>> START Source data
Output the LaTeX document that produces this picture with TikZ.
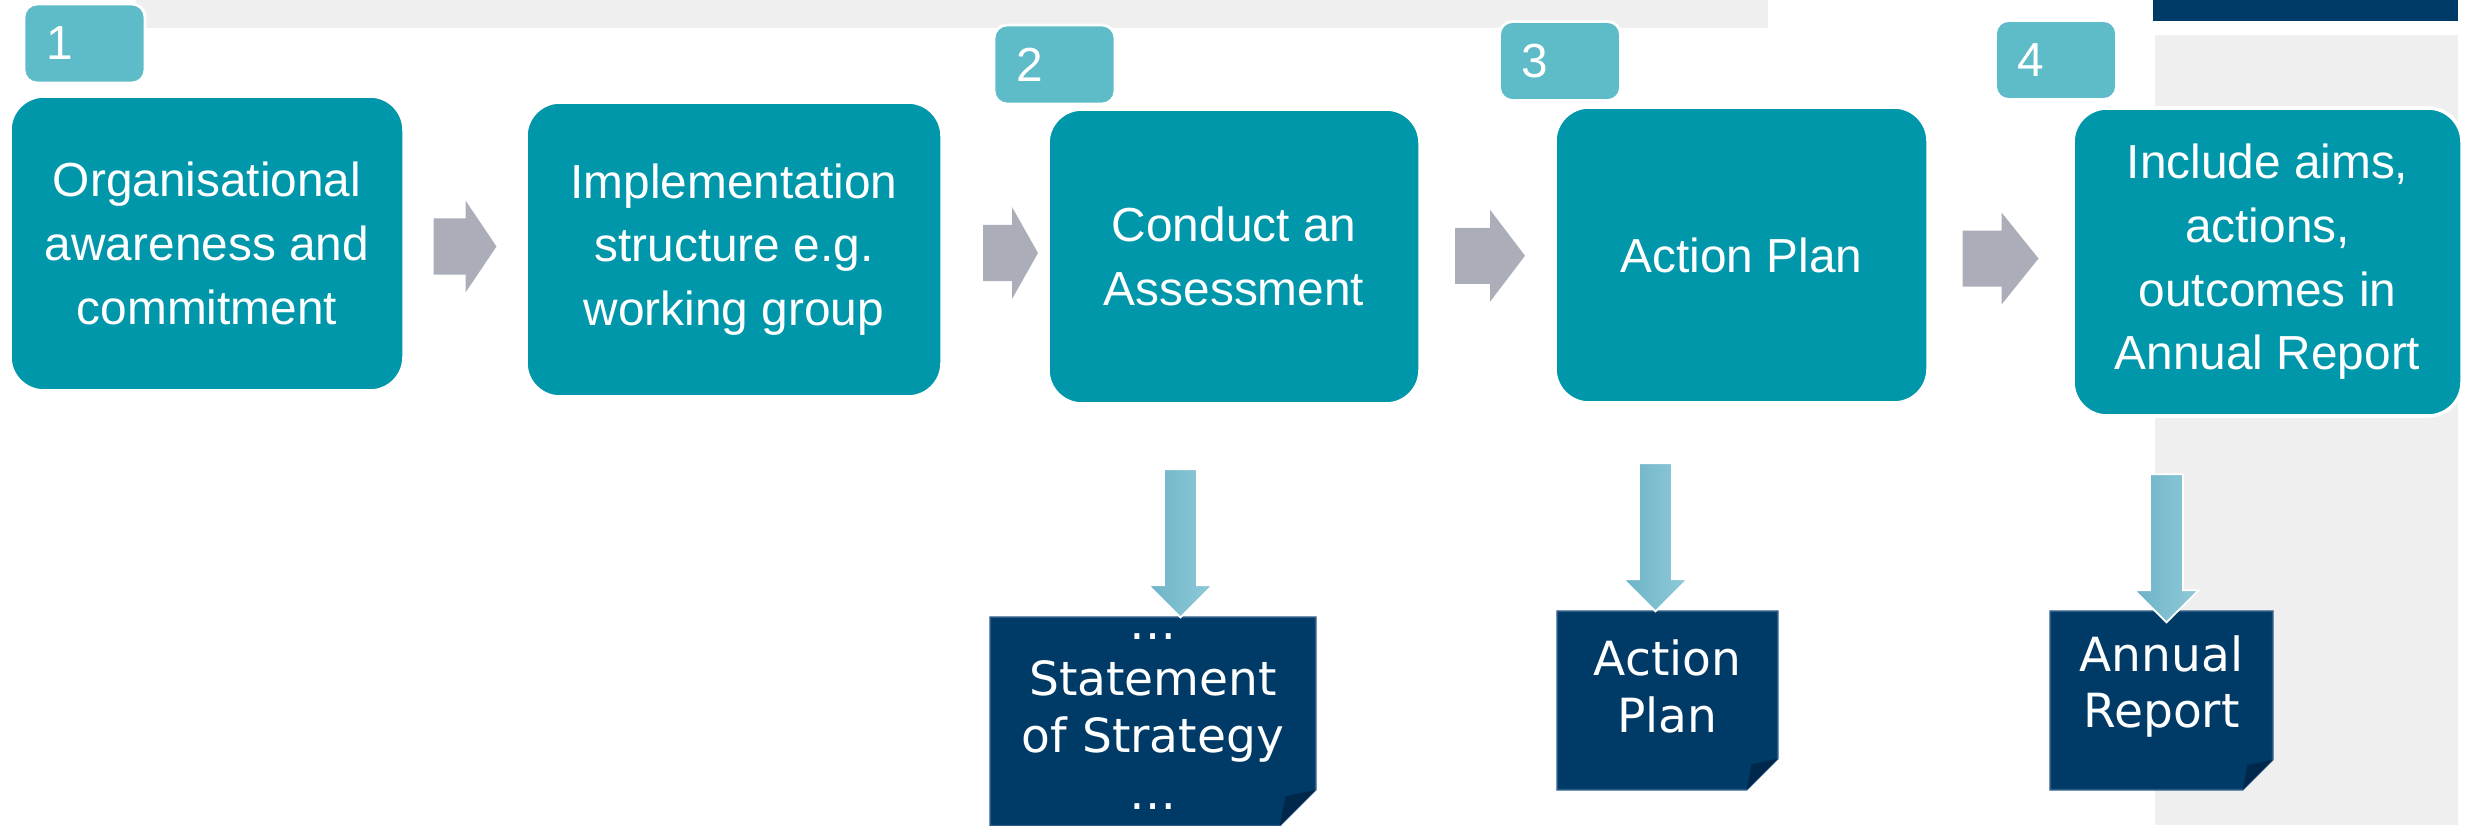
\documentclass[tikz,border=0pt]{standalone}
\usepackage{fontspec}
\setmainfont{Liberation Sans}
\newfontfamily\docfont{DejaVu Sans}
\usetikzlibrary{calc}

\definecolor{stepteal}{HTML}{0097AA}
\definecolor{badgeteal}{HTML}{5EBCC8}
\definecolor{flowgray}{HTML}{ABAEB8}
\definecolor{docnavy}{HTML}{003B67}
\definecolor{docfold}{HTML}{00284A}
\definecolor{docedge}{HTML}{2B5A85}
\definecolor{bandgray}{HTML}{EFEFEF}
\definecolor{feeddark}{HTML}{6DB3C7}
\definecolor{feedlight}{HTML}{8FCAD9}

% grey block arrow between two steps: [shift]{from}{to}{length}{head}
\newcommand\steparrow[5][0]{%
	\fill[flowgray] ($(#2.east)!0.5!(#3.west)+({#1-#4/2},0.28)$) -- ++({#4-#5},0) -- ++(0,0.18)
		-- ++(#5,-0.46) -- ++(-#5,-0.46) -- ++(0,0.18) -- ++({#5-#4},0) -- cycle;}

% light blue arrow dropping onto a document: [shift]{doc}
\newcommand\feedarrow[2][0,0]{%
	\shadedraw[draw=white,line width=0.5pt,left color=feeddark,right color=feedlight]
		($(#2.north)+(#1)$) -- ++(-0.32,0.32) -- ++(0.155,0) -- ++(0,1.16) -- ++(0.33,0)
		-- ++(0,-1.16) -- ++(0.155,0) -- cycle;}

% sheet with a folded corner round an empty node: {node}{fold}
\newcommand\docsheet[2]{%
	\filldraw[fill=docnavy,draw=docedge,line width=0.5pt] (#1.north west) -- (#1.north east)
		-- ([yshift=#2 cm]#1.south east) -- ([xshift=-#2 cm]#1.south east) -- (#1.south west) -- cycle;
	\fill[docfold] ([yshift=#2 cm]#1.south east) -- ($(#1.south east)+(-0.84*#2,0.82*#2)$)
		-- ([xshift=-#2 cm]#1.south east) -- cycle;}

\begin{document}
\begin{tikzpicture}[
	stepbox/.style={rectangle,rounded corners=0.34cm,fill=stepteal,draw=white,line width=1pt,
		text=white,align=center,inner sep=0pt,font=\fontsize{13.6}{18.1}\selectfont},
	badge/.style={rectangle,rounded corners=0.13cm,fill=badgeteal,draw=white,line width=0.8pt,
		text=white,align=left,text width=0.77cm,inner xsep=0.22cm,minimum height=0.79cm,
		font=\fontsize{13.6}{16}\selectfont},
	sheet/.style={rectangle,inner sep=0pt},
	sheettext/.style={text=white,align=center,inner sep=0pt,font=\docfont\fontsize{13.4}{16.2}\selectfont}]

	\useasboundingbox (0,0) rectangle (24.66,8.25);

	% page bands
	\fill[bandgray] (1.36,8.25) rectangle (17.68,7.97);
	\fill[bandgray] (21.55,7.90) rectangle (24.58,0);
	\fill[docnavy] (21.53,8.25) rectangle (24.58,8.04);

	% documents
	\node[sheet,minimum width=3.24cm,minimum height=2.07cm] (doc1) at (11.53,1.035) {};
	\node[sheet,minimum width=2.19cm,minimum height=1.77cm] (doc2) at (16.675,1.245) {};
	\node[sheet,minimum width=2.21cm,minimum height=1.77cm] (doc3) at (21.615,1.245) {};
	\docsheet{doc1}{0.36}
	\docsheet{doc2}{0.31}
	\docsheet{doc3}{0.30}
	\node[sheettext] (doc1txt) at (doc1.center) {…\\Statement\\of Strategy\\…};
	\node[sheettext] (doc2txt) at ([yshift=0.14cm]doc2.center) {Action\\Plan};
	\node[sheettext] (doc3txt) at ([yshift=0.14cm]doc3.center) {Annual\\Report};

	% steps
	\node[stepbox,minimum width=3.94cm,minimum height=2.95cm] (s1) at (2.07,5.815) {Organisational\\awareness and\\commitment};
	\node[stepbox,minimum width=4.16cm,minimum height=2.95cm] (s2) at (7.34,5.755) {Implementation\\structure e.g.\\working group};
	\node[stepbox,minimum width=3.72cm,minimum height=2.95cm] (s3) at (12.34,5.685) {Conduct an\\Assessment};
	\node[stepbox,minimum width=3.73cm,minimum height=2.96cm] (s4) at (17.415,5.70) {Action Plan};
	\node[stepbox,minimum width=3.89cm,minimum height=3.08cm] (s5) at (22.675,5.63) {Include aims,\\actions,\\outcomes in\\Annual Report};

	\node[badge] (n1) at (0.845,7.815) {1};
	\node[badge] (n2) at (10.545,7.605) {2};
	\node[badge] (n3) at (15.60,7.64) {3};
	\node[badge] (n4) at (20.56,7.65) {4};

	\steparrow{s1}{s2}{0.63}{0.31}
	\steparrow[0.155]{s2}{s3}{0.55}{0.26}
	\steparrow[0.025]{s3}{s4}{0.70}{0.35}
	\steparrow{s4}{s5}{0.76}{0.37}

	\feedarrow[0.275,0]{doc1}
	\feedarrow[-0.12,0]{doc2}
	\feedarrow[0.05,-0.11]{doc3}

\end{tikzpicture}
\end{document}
>> END Source data
Written exercise | Return the listing above word for word, with the pictures removed.

Answer to this exercise |
Output the LaTeX document that produces this picture with TikZ.
\documentclass[tikz,border=0pt]{standalone}
\usepackage{fontspec}
\setmainfont{Liberation Sans}
\newfontfamily\docfont{DejaVu Sans}
\usetikzlibrary{calc}

\definecolor{stepteal}{HTML}{0097AA}
\definecolor{badgeteal}{HTML}{5EBCC8}
\definecolor{flowgray}{HTML}{ABAEB8}
\definecolor{docnavy}{HTML}{003B67}
\definecolor{docfold}{HTML}{00284A}
\definecolor{docedge}{HTML}{2B5A85}
\definecolor{bandgray}{HTML}{EFEFEF}
\definecolor{feeddark}{HTML}{6DB3C7}
\definecolor{feedlight}{HTML}{8FCAD9}

% grey block arrow between two steps: [shift]{from}{to}{length}{head}
\newcommand\steparrow[5][0]{%
	\fill[flowgray] ($(#2.east)!0.5!(#3.west)+({#1-#4/2},0.28)$) -- ++({#4-#5},0) -- ++(0,0.18)
		-- ++(#5,-0.46) -- ++(-#5,-0.46) -- ++(0,0.18) -- ++({#5-#4},0) -- cycle;}

% light blue arrow dropping onto a document: [shift]{doc}
\newcommand\feedarrow[2][0,0]{%
	\shadedraw[draw=white,line width=0.5pt,left color=feeddark,right color=feedlight]
		($(#2.north)+(#1)$) -- ++(-0.32,0.32) -- ++(0.155,0) -- ++(0,1.16) -- ++(0.33,0)
		-- ++(0,-1.16) -- ++(0.155,0) -- cycle;}

% sheet with a folded corner round an empty node: {node}{fold}
\newcommand\docsheet[2]{%
	\filldraw[fill=docnavy,draw=docedge,line width=0.5pt] (#1.north west) -- (#1.north east)
		-- ([yshift=#2 cm]#1.south east) -- ([xshift=-#2 cm]#1.south east) -- (#1.south west) -- cycle;
	\fill[docfold] ([yshift=#2 cm]#1.south east) -- ($(#1.south east)+(-0.84*#2,0.82*#2)$)
		-- ([xshift=-#2 cm]#1.south east) -- cycle;}

\begin{document}
\begin{tikzpicture}[
	stepbox/.style={rectangle,rounded corners=0.34cm,fill=stepteal,draw=white,line width=1pt,
		text=white,align=center,inner sep=0pt,font=\fontsize{13.6}{18.1}\selectfont},
	badge/.style={rectangle,rounded corners=0.13cm,fill=badgeteal,draw=white,line width=0.8pt,
		text=white,align=left,text width=0.77cm,inner xsep=0.22cm,minimum height=0.79cm,
		font=\fontsize{13.6}{16}\selectfont},
	sheet/.style={rectangle,inner sep=0pt},
	sheettext/.style={text=white,align=center,inner sep=0pt,font=\docfont\fontsize{13.4}{16.2}\selectfont}]

	\useasboundingbox (0,0) rectangle (24.66,8.25);

	% page bands
	\fill[bandgray] (1.36,8.25) rectangle (17.68,7.97);
	\fill[bandgray] (21.55,7.90) rectangle (24.58,0);
	\fill[docnavy] (21.53,8.25) rectangle (24.58,8.04);

	% documents
	\node[sheet,minimum width=3.24cm,minimum height=2.07cm] (doc1) at (11.53,1.035) {};
	\node[sheet,minimum width=2.19cm,minimum height=1.77cm] (doc2) at (16.675,1.245) {};
	\node[sheet,minimum width=2.21cm,minimum height=1.77cm] (doc3) at (21.615,1.245) {};
	\docsheet{doc1}{0.36}
	\docsheet{doc2}{0.31}
	\docsheet{doc3}{0.30}
	\node[sheettext] (doc1txt) at (doc1.center) {…\\Statement\\of Strategy\\…};
	\node[sheettext] (doc2txt) at ([yshift=0.14cm]doc2.center) {Action\\Plan};
	\node[sheettext] (doc3txt) at ([yshift=0.14cm]doc3.center) {Annual\\Report};

	% steps
	\node[stepbox,minimum width=3.94cm,minimum height=2.95cm] (s1) at (2.07,5.815) {Organisational\\awareness and\\commitment};
	\node[stepbox,minimum width=4.16cm,minimum height=2.95cm] (s2) at (7.34,5.755) {Implementation\\structure e.g.\\working group};
	\node[stepbox,minimum width=3.72cm,minimum height=2.95cm] (s3) at (12.34,5.685) {Conduct an\\Assessment};
	\node[stepbox,minimum width=3.73cm,minimum height=2.96cm] (s4) at (17.415,5.70) {Action Plan};
	\node[stepbox,minimum width=3.89cm,minimum height=3.08cm] (s5) at (22.675,5.63) {Include aims,\\actions,\\outcomes in\\Annual Report};

	\node[badge] (n1) at (0.845,7.815) {1};
	\node[badge] (n2) at (10.545,7.605) {2};
	\node[badge] (n3) at (15.60,7.64) {3};
	\node[badge] (n4) at (20.56,7.65) {4};

	\steparrow{s1}{s2}{0.63}{0.31}
	\steparrow[0.155]{s2}{s3}{0.55}{0.26}
	\steparrow[0.025]{s3}{s4}{0.70}{0.35}
	\steparrow{s4}{s5}{0.76}{0.37}

	\feedarrow[0.275,0]{doc1}
	\feedarrow[-0.12,0]{doc2}
	\feedarrow[0.05,-0.11]{doc3}

\end{tikzpicture}
\end{document}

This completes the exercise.